Le choix de l’action en fonction de l’objectif
Ex. : On va faite une intervention ( aller porter des pétards confectionnés avec des formulaires ) au CLE pour dire que le problème est urgent.

b ) Les conditions à respecter
Peu importe le degré d’importance, certaines conditions s’appliquent si on veut que le groupe soit vraiment partie prenante des décisions.

    • Assurez-vous de la compréhension du processus
      – Le groupe comprend pourquoi il en arrive à voter et où cette étape se situe dans le travail accompli.
      – Le groupe comprend ce qui est visé, il connait le résultat attendu. Exemple : on vote entre plusieurs moyens pour trouver celui qui nous apparaît le meilleur pour porter notre revendication.
    • Évitez les éléments qui peuvent influencer le vote.
    • Lorsqu’il s’agit d’un choix entre plusieurs propositions, celles-ci doivent être d’une même nature :
      – choix entre des objectifs de l’action : mettre de la pression sur la cible, mettre la population de notre bord, trouver des allié·e·s ;
      – choix entre des actions : une intervention théâtrale, une installation interactive ;
      – choix entre des lieux : sur la rue principale, au centre d’achat, etc.
    • Idéalement, lors du vote, les propositions devraient être présentées avec le même degré de détails.
    • Le groupe possède les informations objectives suffisantes sur chaque proposition, par exemple le nombre de personnes requises, les contraintes de temps, le coût, les démarches préalables, les dangers potentiels / risques courus dans l’action, etc.

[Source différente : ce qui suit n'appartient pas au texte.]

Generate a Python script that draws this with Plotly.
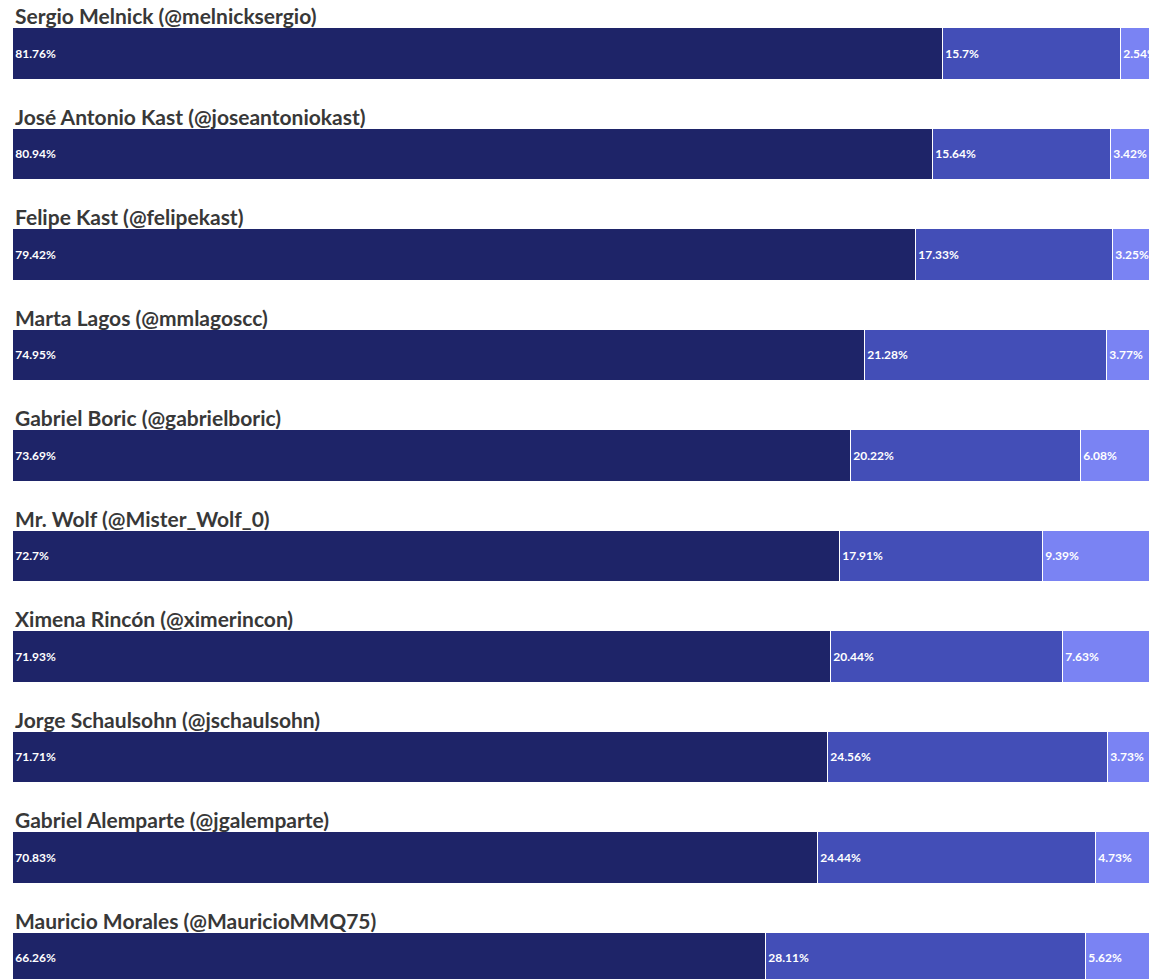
import plotly.graph_objects as go

# Accounts and the share of each sentiment segment (%)
accounts = [
    "Sergio Melnick (@melnicksergio)",
    "José Antonio Kast (@joseantoniokast)",
    "Felipe Kast (@felipekast)",
    "Marta Lagos (@mmlagoscc)",
    "Gabriel Boric (@gabrielboric)",
    "Mr. Wolf (@Mister_Wolf_0)",
    "Ximena Rincón (@ximerincon)",
    "Jorge Schaulsohn (@jschaulsohn)",
    "Gabriel Alemparte (@jgalemparte)",
    "Mauricio Morales (@MauricioMMQ75)",
]
segment_a = [81.76, 80.94, 79.42, 74.95, 73.69, 72.7, 71.93, 71.71, 70.83, 66.26]
segment_b = [15.7, 15.64, 17.33, 21.28, 20.22, 17.91, 20.44, 24.56, 24.44, 28.11]
segment_c = [2.54, 3.42, 3.25, 3.77, 6.08, 9.39, 7.63, 3.73, 4.73, 5.62]

colors = ["#1e2468", "#434eb7", "#7a83f3"]

rows = list(range(len(accounts)))

fig = go.Figure()
for vals, col in zip([segment_a, segment_b, segment_c], colors):
    fig.add_trace(go.Bar(
        y=rows,
        x=vals,
        orientation="h",
        width=0.51,
        marker=dict(color=col, line=dict(color="white", width=1.5)),
        text=[f"{v:g}%" for v in vals],
        textposition="inside",
        insidetextanchor="start",
        textangle=0,
        constraintext="none",
        cliponaxis=True,
        textfont=dict(family="Lato", size=12, color="white", weight="bold"),
        hoverinfo="skip",
        showlegend=False,
    ))

for i, name in enumerate(accounts):
    fig.add_annotation(
        x=0, xref="x", xanchor="left",
        y=i - 0.255, yref="y", yanchor="bottom",
        yshift=-2,
        text=f"<b>{name}</b>",
        showarrow=False,
        align="left",
        font=dict(family="Lato", size=21, color="#383838"),
    )

fig.update_layout(
    barmode="stack",
    width=1156, height=979,
    margin=dict(l=13, r=6, t=0, b=0),
    plot_bgcolor="white",
    paper_bgcolor="white",
    bargap=0,
    xaxis=dict(range=[0, 100], visible=False, fixedrange=True),
    yaxis=dict(range=[9.204, -0.537], visible=False, fixedrange=True),
)

fig.write_html("out.html")
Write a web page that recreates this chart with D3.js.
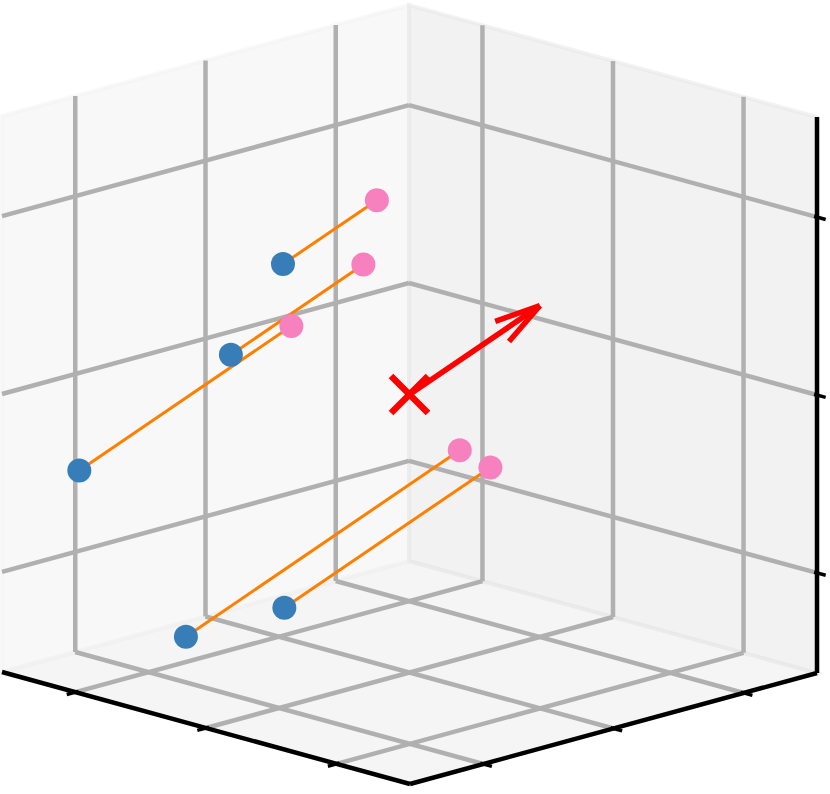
<!DOCTYPE html>
<html>
<head>
<meta charset="utf-8">
<script src="https://cdn.jsdelivr.net/npm/d3@7"></script>
<style>body{margin:0;background:#fff;}svg{display:block;}</style>
</head>
<body>
<svg id="chart" width="830" height="794"></svg>
<script>
// ---- data ----
const axisDomain = [-1.5625, 1.5625];
const xTicks = [-1, 0, 1];
const yTicks = [-1, 0, 1];
const zTicks = [-1, 0, 1];

// blue (start) points
const startX = [0.585, 0.585, 1.266, 1.057, 0.330];
const startY = [-0.385, -0.785, -1.266, -0.657, -0.630];
const startZ = [0.692, 0.262, -0.429, -1.443, -1.139];
// pink (end) points
const endX = [0.225, 0.077, 0.453, 0.007, -0.460];
const endY = [-0.025, -0.277, -0.453, 0.393, 0.160];
const endZ = [1.052, 0.770, 0.384, -0.393, -0.349];

// red cross (origin) and arrow vector
const crossPoint = [0, 0, 0];
const arrowVector = [-0.5, 0.5, 0.5];

// ---- projection (orthographic box) ----
const sx = d3.scaleLinear().domain(axisDomain).range([0, 1]);
const sy = d3.scaleLinear().domain(axisDomain).range([0, 1]);
const sz = d3.scaleLinear().domain(axisDomain).range([0, 1]);
const F = [410, 784], L = [2, 672], R = [817, 673], H = 556;
function projF(a, b, c) {
  return [F[0] + a * (L[0] - F[0]) + b * (R[0] - F[0]),
          F[1] + a * (L[1] - F[1]) + b * (R[1] - F[1]) - c * H];
}
function proj(x, y, z) { return projF(sx(x), sy(y), sz(z)); }

const svg = d3.select("#chart");
const line = d3.line();

// ---- panes ----
const panes = [
  {pts: [[0,0,0],[1,0,0],[1,1,0],[0,1,0]], col: "rgba(236,236,236,0.5)"},   // floor (z)
  {pts: [[1,0,0],[1,1,0],[1,1,1],[1,0,1]], col: "rgba(242,242,242,0.5)"},   // left (x)
  {pts: [[1,1,0],[0,1,0],[0,1,1],[1,1,1]], col: "rgba(230,230,230,0.5)"}    // right (y)
];
svg.append("g").selectAll("path").data(panes).join("path")
  .attr("d", d => line(d.pts.map(p => projF(...p))) + "Z")
  .attr("fill", d => d.col)
  .attr("stroke", d => d.col)
  .attr("stroke-width", 4)
  .attr("stroke-linejoin", "miter");

// ---- grid lines ----
const grid = [];
xTicks.forEach(t => {
  const a = sx(t);
  grid.push([projF(a,0,0), projF(a,1,0)]);  // floor
  grid.push([projF(a,1,0), projF(a,1,1)]);  // right pane vertical
});
yTicks.forEach(t => {
  const b = sy(t);
  grid.push([projF(0,b,0), projF(1,b,0)]);  // floor
  grid.push([projF(1,b,0), projF(1,b,1)]);  // left pane vertical
});
zTicks.forEach(t => {
  const c = sz(t);
  grid.push([projF(1,0,c), projF(1,1,c)]);  // left pane
  grid.push([projF(1,1,c), projF(0,1,c)]);  // right pane
});
svg.append("g").selectAll("path").data(grid).join("path")
  .attr("d", d => line(d))
  .attr("stroke", "#b0b0b0").attr("stroke-width", 4.5).attr("fill", "none");

// ---- axis lines ----
const axLines = [
  [projF(1,0,0), projF(0,0,0)],
  [projF(0,0,0), projF(0,1,0)],
  [projF(0,1,0), projF(0,1,1)]
];
svg.append("g").selectAll("path").data(axLines).join("path")
  .attr("d", d => line(d))
  .attr("stroke", "#000").attr("stroke-width", 4.5).attr("fill", "none")
  .attr("stroke-linejoin", "miter");

// ticks
function unit(p, q) { const dx = q[0]-p[0], dy = q[1]-p[1], l = Math.hypot(dx, dy); return [dx/l, dy/l]; }
const ticks = [];
xTicks.forEach(t => { const a = sx(t); const p = projF(a,0,0); const u = unit(projF(a,1,0), p); ticks.push([p, u]); });
yTicks.forEach(t => { const b = sy(t); const p = projF(0,b,0); const u = unit(projF(1,b,0), p); ticks.push([p, u]); });
zTicks.forEach(t => { const c = sz(t); const p = projF(0,1,c); const u = unit(projF(1,1,c), p); ticks.push([p, u]); });
svg.append("g").selectAll("path").data(ticks).join("path")
  .attr("d", ([p, u]) => line([[p[0] - 3*u[0], p[1] - 3*u[1]], [p[0] + 9*u[0], p[1] + 9*u[1]]]))
  .attr("stroke", "#000").attr("stroke-width", 3.5).attr("fill", "none");

// ---- data marks ----
const idx = d3.range(startX.length);
svg.append("g").selectAll("path").data(idx).join("path")
  .attr("d", i => line([proj(startX[i], startY[i], startZ[i]), proj(endX[i], endY[i], endZ[i])]))
  .attr("stroke", "#ff7f00").attr("stroke-width", 3).attr("fill", "none");

svg.append("g").selectAll("circle").data(idx).join("circle")
  .attr("cx", i => proj(startX[i], startY[i], startZ[i])[0])
  .attr("cy", i => proj(startX[i], startY[i], startZ[i])[1])
  .attr("r", 12).attr("fill", "#377eb8");

svg.append("g").selectAll("circle").data(idx).join("circle")
  .attr("cx", i => proj(endX[i], endY[i], endZ[i])[0])
  .attr("cy", i => proj(endX[i], endY[i], endZ[i])[1])
  .attr("r", 12).attr("fill", "#f781bf");

// cross marker
const cp = proj(...crossPoint);
const cs = 18.5;
svg.append("path")
  .attr("d", `M${cp[0]-cs},${cp[1]-cs}L${cp[0]+cs},${cp[1]+cs}M${cp[0]-cs},${cp[1]+cs}L${cp[0]+cs},${cp[1]-cs}`)
  .attr("stroke", "#ff0000").attr("stroke-width", 6.5).attr("fill", "none");

// arrow (quiver)
const tipP = proj(crossPoint[0] + arrowVector[0], crossPoint[1] + arrowVector[1], crossPoint[2] + arrowVector[2]);
const back = unit(tipP, cp);
const headLen = 0.3 * Math.hypot(tipP[0] - cp[0], tipP[1] - cp[1]);
const ang = 15 * Math.PI / 180;
function rot(v, t) { return [v[0]*Math.cos(t) - v[1]*Math.sin(t), v[0]*Math.sin(t) + v[1]*Math.cos(t)]; }
const h1 = rot(back, ang), h2 = rot(back, -ang);
const arrowSegs = [
  [cp, tipP],
  [tipP, [tipP[0] + h1[0]*headLen, tipP[1] + h1[1]*headLen]],
  [tipP, [tipP[0] + h2[0]*headLen, tipP[1] + h2[1]*headLen]]
];
svg.append("g").selectAll("path").data(arrowSegs).join("path")
  .attr("d", d => line(d))
  .attr("stroke", "#ff0000").attr("stroke-width", 5.5).attr("fill", "none");
</script>
</body>
</html>
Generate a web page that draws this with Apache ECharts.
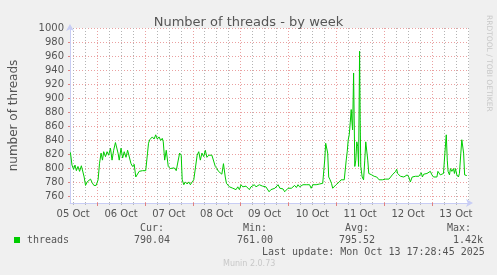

    • Utilisez des outils d’analyse.
    • Dans le cas d’un enjeu majeur, les membres du groupe ont fait une analyse des avantages et désavantages de chaque proposition ( utilisez l’outil des Trois bonnes raisons, par exemple ). Si l’analyse est bien menée, les meilleures options vont apparaître d’elles-mêmes et la décision sera plus facile.